You can tell everything you need to know about a product by the way it's being sold. As an advertising man, you quickly learn to recognize a dog of a product when you see one.

Thanks to its Unique Selling Proposition.

Advertisers have known for eons - it's the world's oldest profession, after all, pre-empting the other one by a matter of minutes - that consumers can only ever absorb one piece of information at a time about a new product. This one "fact" or single-minded thought will then become the way the consumer perceives the product, and the way they excitedly pass on the benefits of this new-fangled gizmo to others via word-of-mouth.

The new iPad is even cooler. The new Big Mac is a little bit fancy. The new Volvo is even safer. Nurofen works even faster. And so on.

But when the product itself doesn't actually work, or perform in the way it is supposed to, advertisers have become extremely skilled at concocting a new benefit with which to mesmerise the crowds. Otherwise no-one will buy it. The dodgier the product, the more outlandish the Unique Selling Proposition with which they tout it.

"You'll stand out in the crowd in our new car" actually means "it looks bloody awful." "Full of natural goodness" actually means "it tastes bloody awful." And "where the bloody hell are you?" obviously meant "nobody wants to come here any more."

"One million people will be better off" is the USP with which Greg Combet hopes to persuade the public to purchase his shiny new Carbon Tax.

I almost choked on my 100% natural grain Wheaties.

This really must be a crappy product.

There can only be one genuine and honest way to sell the Carbon Tax, and that is by advertising the fact that it will prevent anthropogenic warming from occurring. That's what the consumer wants. Full stop. Nothing else. It's like Mortein. I buy it because I have a nasty problem that needs eradicating - now! Excessive CO2 emissions around your home? Stop them dead with the new Carbon-Tax! Available at all good stores. Get your Carbon-Tax today and make pesky Climate Change a thing of the past.

It's instructive to think of how the GST was sold to a less than enthusiastic public.
Basically, it was the Castor Oil strategy - this stuff is going to taste slightly unpleasant, but it's going to do us all a power of (economic) good. And it worked. We bought it. Arguably, that is the only possible truthful and honest way of selling the Carbon Tax, too. Self-sacrifice for the greater good. In this case, of mankind.   

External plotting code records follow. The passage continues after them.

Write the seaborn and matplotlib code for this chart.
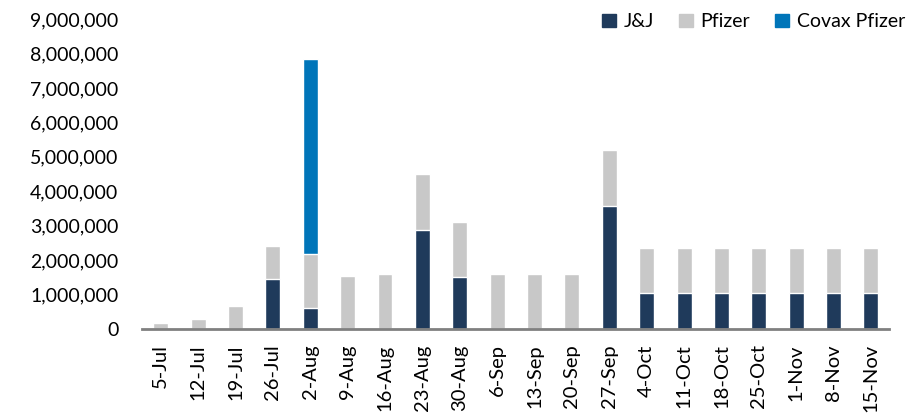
import matplotlib.pyplot as plt
import pandas as pd
import seaborn as sns
from matplotlib.patches import Patch
from matplotlib.ticker import FuncFormatter

WEEKS = ["5-Jul", "12-Jul", "19-Jul", "26-Jul", "2-Aug", "9-Aug", "16-Aug", "23-Aug",
         "30-Aug", "6-Sep", "13-Sep", "20-Sep", "27-Sep", "4-Oct", "11-Oct", "18-Oct",
         "25-Oct", "1-Nov", "8-Nov", "15-Nov"]
JNJ = [0, 0, 0, 1440000, 610000, 0, 0, 2890000, 1510000, 0, 0, 0, 3580000,
       1050000, 1050000, 1050000, 1050000, 1050000, 1050000, 1050000]
PFIZER = [175000, 290000, 660000, 980000, 1560000, 1550000, 1610000, 1610000, 1610000,
          1610000, 1610000, 1610000, 1630000, 1290000, 1290000, 1290000, 1290000,
          1290000, 1290000, 1290000]
COVAX = [0, 0, 0, 0, 5660000, 0, 0, 0, 0, 0, 0, 0, 0, 0, 0, 0, 0, 0, 0, 0]

SERIES = ["J&J", "Pfizer", "Covax Pfizer"]
COLORS = {"J&J": "#1f3a5b", "Pfizer": "#c8c8c8", "Covax Pfizer": "#0075b9"}

df = pd.DataFrame({"week": WEEKS, "J&J": JNJ, "Pfizer": PFIZER, "Covax Pfizer": COVAX})

sns.set_theme(style="white")
plt.rcParams["font.family"] = ["Lato", "DejaVu Sans"]
plt.rcParams["text.color"] = "black"
plt.rcParams["xtick.color"] = "black"
plt.rcParams["ytick.color"] = "black"

fig = plt.figure(figsize=(9.07, 4.15), dpi=100)
ax = fig.add_axes([0.1566, 0.207, 0.8234, 0.747])

# stack by drawing cumulative totals, tallest first
bottom = pd.Series(0.0, index=df.index)
for name in SERIES:
    tops = bottom + df[name]
    sns.barplot(x=df["week"], y=tops, color=COLORS[name], width=0.4, ax=ax,
                zorder=-SERIES.index(name), saturation=1, order=WEEKS)
    bottom = tops

ax.set_ylim(0, 9000000)
ax.set_xlim(-0.5, len(WEEKS) - 0.52)
ax.yaxis.set_major_formatter(FuncFormatter(lambda v, p: f"{int(v):,}"))
ax.set_yticks(range(0, 9000001, 1000000))
ax.set_xlabel("")
ax.set_ylabel("")
ax.tick_params(axis="y", labelsize=14, length=0, pad=17)
ax.tick_params(axis="x", labelsize=14.5, length=0, pad=11, rotation=90)
for s in ["top", "right", "left"]:
    ax.spines[s].set_visible(False)
ax.spines["bottom"].set_color("#808080")
ax.spines["bottom"].set_linewidth(2)

handles = [Patch(color=COLORS[s], label=s) for s in SERIES]
ax.legend(handles=handles, loc="upper right", bbox_to_anchor=(1.045, 1.075), ncol=3,
          frameon=False, fontsize=14, handlelength=0.7, handleheight=0.7,
          handletextpad=0.4, columnspacing=1.3)

fig.savefig("out.png", dpi=100)
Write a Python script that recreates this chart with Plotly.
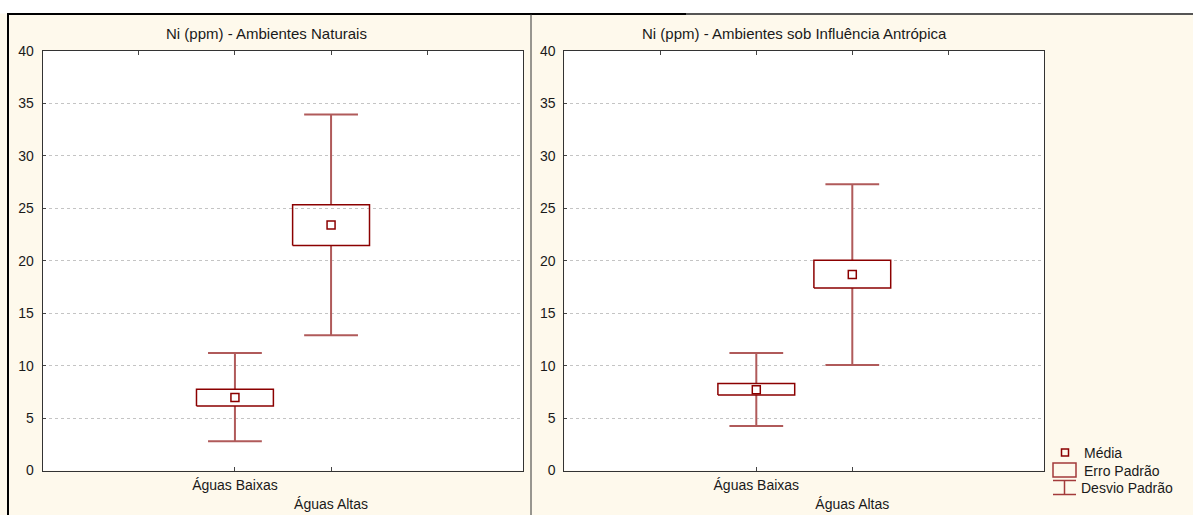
import plotly.graph_objects as go

# ---------------- data ----------------
categories = ["Águas Baixas", "Águas Altas"]
category_ticktext = ["Águas Baixas", "<br>Águas Altas"]
cat_pos = [2, 3]
panel_titles = ["Ni (ppm) - Ambientes Naturais",
                "Ni (ppm) - Ambientes sob Influência Antrópica"]

nat_mean = [6.95, 23.4]
nat_se_low = [6.15, 21.45]
nat_se_high = [7.75, 25.35]
nat_sd_low = [2.8, 12.9]
nat_sd_high = [11.2, 33.95]

ant_mean = [7.7, 18.7]
ant_se_low = [7.2, 17.4]
ant_se_high = [8.3, 20.05]
ant_sd_low = [4.25, 10.05]
ant_sd_high = [11.2, 27.3]

y_ticks = [0, 5, 10, 15, 20, 25, 30, 35, 40]
top_ticks = [1, 2, 3, 4]
legend_labels = ["Média", "Erro Padrão", "Desvio Padrão"]

# ---------------- style ----------------
W, H = 1193, 515
FONT = "Liberation Sans, Arial, sans-serif"
TXT = "#1a1a1a"
CREAM = "#FEF9EC"
BOXC = "#8B0000"
WHISK = "#B05A5A"
BOX_HW = 0.4
CAP_HW = 0.28


def px(x):
    return x / W


def py(y):
    return 1 - y / H


panels = [
    dict(mean=nat_mean, se_lo=nat_se_low, se_hi=nat_se_high, sd_lo=nat_sd_low, sd_hi=nat_sd_high,
         xl=42.7, xr=523.3, title_x=266),
    dict(mean=ant_mean, se_lo=ant_se_low, se_hi=ant_se_high, sd_lo=ant_sd_low, sd_hi=ant_sd_high,
         xl=564.3, xr=1044.3, title_x=794),
]
y_top, y_bot = 51, 470.5

fig = go.Figure()
layout = dict(
    width=W, height=H, autosize=False,
    margin=dict(l=0, r=0, t=0, b=0, pad=0),
    paper_bgcolor=CREAM, plot_bgcolor="white",
    showlegend=False,
    font=dict(family=FONT, size=14, color=TXT),
    shapes=[], annotations=[],
)

for k, p in enumerate(panels):
    n = k + 1
    xa = "x" if n == 1 else f"x{n}"
    ya = "y" if n == 1 else f"y{n}"
    xtop = f"x{n + 2}"

    # whiskers (standard deviation)
    wx, wy = [], []
    for c, lo, hi, slo, shi in zip(cat_pos, p["sd_lo"], p["sd_hi"], p["se_lo"], p["se_hi"]):
        wx += [c, c, None, c, c, None,
               c - CAP_HW, c + CAP_HW, None, c - CAP_HW, c + CAP_HW, None]
        wy += [lo, slo, None, shi, hi, None, lo, lo, None, hi, hi, None]
    fig.add_trace(go.Scatter(x=wx, y=wy, mode="lines", xaxis=xa, yaxis=ya,
                             line=dict(color=WHISK, width=2), hoverinfo="skip"))
    # boxes (standard error)
    bx, by = [], []
    for c, lo, hi in zip(cat_pos, p["se_lo"], p["se_hi"]):
        bx += [c - BOX_HW, c + BOX_HW, c + BOX_HW, c - BOX_HW, c - BOX_HW, None]
        by += [lo, lo, hi, hi, lo, None]
    fig.add_trace(go.Scatter(x=bx, y=by, mode="lines", xaxis=xa, yaxis=ya,
                             line=dict(color=BOXC, width=1.5), hoverinfo="skip"))
    # means
    fig.add_trace(go.Scatter(x=cat_pos, y=p["mean"], mode="markers", xaxis=xa, yaxis=ya,
                             marker=dict(symbol="square-open", size=8,
                                         color=BOXC, line=dict(color=BOXC, width=1.5)),
                             hoverinfo="skip"))
    # invisible trace for top tick axis
    fig.add_trace(go.Scatter(x=[None], y=[None], xaxis=xtop, yaxis=ya, hoverinfo="skip"))

    dom_x = [px(p["xl"]), px(p["xr"])]
    dom_y = [py(y_bot), py(y_top)]
    layout["xaxis" if n == 1 else f"xaxis{n}"] = dict(
        domain=dom_x, anchor=ya, range=[0, 5], tickvals=cat_pos, ticktext=category_ticktext,
        ticks="inside", ticklen=4, tickcolor="#444", showgrid=False, zeroline=False,
        showline=True, linecolor="#333", linewidth=1, mirror=True, automargin=False,
        ticklabelstandoff=2, tickfont=dict(size=14, color=TXT), fixedrange=True)
    layout["yaxis" if n == 1 else f"yaxis{n}"] = dict(
        domain=dom_y, anchor=xa, range=[0, 40], tickvals=y_ticks,
        ticks="inside", ticklen=3, tickcolor="#444",
        showgrid=True, gridcolor="#c4c4c4", griddash="dot", gridwidth=1,
        zeroline=False, showline=True, linecolor="#333", linewidth=1, mirror=True,
        automargin=False,
        ticklabelstandoff=5, tickfont=dict(size=14, color=TXT), fixedrange=True)
    layout[f"xaxis{n + 2}"] = dict(
        overlaying=xa, anchor=ya, side="top", range=[0, 5], tickvals=top_ticks,
        ticks="inside", ticklen=4, tickcolor="#444", showticklabels=False,
        showgrid=False, zeroline=False, showline=False, automargin=False, fixedrange=True)

    layout["annotations"].append(dict(
        text=panel_titles[k], x=px(p["title_x"]), y=py(33), xref="paper", yref="paper",
        xanchor="center", yanchor="middle", showarrow=False,
        font=dict(size=15, color=TXT, family=FONT)))

# ---------------- frame ----------------
S = layout["shapes"]
S.append(dict(type="rect", xref="paper", yref="paper", x0=0, x1=1, y0=py(13.5), y1=1,
              fillcolor="white", line=dict(width=0), layer="below"))
S.append(dict(type="line", xref="paper", yref="paper", x0=px(7.5), x1=px(686), y0=py(14), y1=py(14),
              line=dict(color="black", width=2)))
S.append(dict(type="line", xref="paper", yref="paper", x0=px(686), x1=1, y0=py(14), y1=py(14),
              line=dict(color="#555555", width=2)))
S.append(dict(type="line", xref="paper", yref="paper", x0=px(8), x1=px(8), y0=0, y1=py(13),
              line=dict(color="black", width=2)))
S.append(dict(type="line", xref="paper", yref="paper", x0=px(531), x1=px(531), y0=0, y1=py(14),
              line=dict(color="#333333", width=1)))

# ---------------- legend ----------------
S.append(dict(type="rect", xref="paper", yref="paper", x0=px(1061.5), x1=px(1068.5),
              y0=py(456), y1=py(449), line=dict(color=BOXC, width=1.5)))
S.append(dict(type="rect", xref="paper", yref="paper", x0=px(1053), x1=px(1076),
              y0=py(477), y1=py(463), line=dict(color="#A33A3A", width=1.5)))
for (x0, x1, y0, y1) in [(1053, 1076, 480.5, 480.5), (1053, 1076, 494.5, 494.5),
                         (1064.5, 1064.5, 480.5, 494.5)]:
    S.append(dict(type="line", xref="paper", yref="paper", x0=px(x0), x1=px(x1),
                  y0=py(y0), y1=py(y1), line=dict(color="#A33A3A", width=1.5)))
for lbl, lx, ly in zip(legend_labels, [1082, 1082, 1078.5], [452.5, 470.5, 488]):
    layout["annotations"].append(dict(
        text=lbl, x=px(lx), y=py(ly), xref="paper", yref="paper", xanchor="left",
        yanchor="middle", showarrow=False, font=dict(size=14, color=TXT, family=FONT)))

fig.update_layout(**layout)
fig.write_html("out.html", config={"displayModeBar": False},
               post_script="document.body.style.margin='0';document.body.style.overflow='hidden';")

Yet despite all the hoopla and political shenanigans of the last few years (you soon lose count of how many U-turns, backflips and political stabbings have occurred in Canberra on the issue) and despite a massive teaser campaign across all media for more than a decade (rising sea-levels, end of the world, Al Gore, yadda yadda) astonishingly, “the greater good” isn’t the USP with which the government has chosen to sell this product.

Which must mean, to put it bluntly, that the product doesn't work.

Here's what happened behind the scenes. The advertising agency researched what a Carbon Tax might mean to people. They were seeking a single-minded proposition with which to flog it. To do so, they assembled typical groups of consumers - Mums and Dads, single parents, uni students; anyone, in fact, who was prepared to give up an evening for fifty bucks and some free food - and stuck them in groups of up to ten in specially designed research rooms in various locations dotted across the capital cities and outlying suburbs. These were the focus groups, and their every utterance would be observed, taped and scrutinized. The topic was Climate Change. To a man and a woman -apart from one or two irritating skeptics - the groups agreed "something must be done." The polite, well-spoken researcher then introduced the concept of a Carbon Tax. The focus groups were wary, but accepted the idea so long as it actually solved the problem of Global Warming. Sandwiches and pizza were handed around. The researcher then showed the groups numerous concepts that attempted to distill the idea that the Carbon Tax couldn't actually fix the problem in and of itself, but rather, was a pre-emptive action that would require many other changes throughout the world over which Australia has no control before any useful reduction in carbon emissions could or might occur. Things started to get a little sticky in the close confines of the research rooms. When, via a detailed analysis and discussion of variously spun phrases and carefully constructed catch-words the focus group cottoned on to the fact that the tax was not going to do what they hoped for, they became angry. And the advertising dudes, watching them from behind a specially built one-way mirror, became extremely nervous. At this point, the researcher, her hands sweating slightly, popped some different boards under the noses of the focus groups. These new concepts and phrases introduced the idea that some people, due to the structure of the rebates, would find themselves better off under the new tax. And suddenly the conversations took a dramatic turn. The focus groups became pacified. Heads started nodding. Then greed kicked in. And the more the focus groups became convinced that they as
individuals might be better off, the happier they became.

And forgot all about that pesky problem of eradicating Global Warming.

Meanwhile, behind the one-way mirror, the advertising folk and government consultants heaved an inaudible sigh of relief.

Now that they had found their USP, all they needed was a catchy phrase and the job was done.

One million people will be better off. You can't get any catchier than that.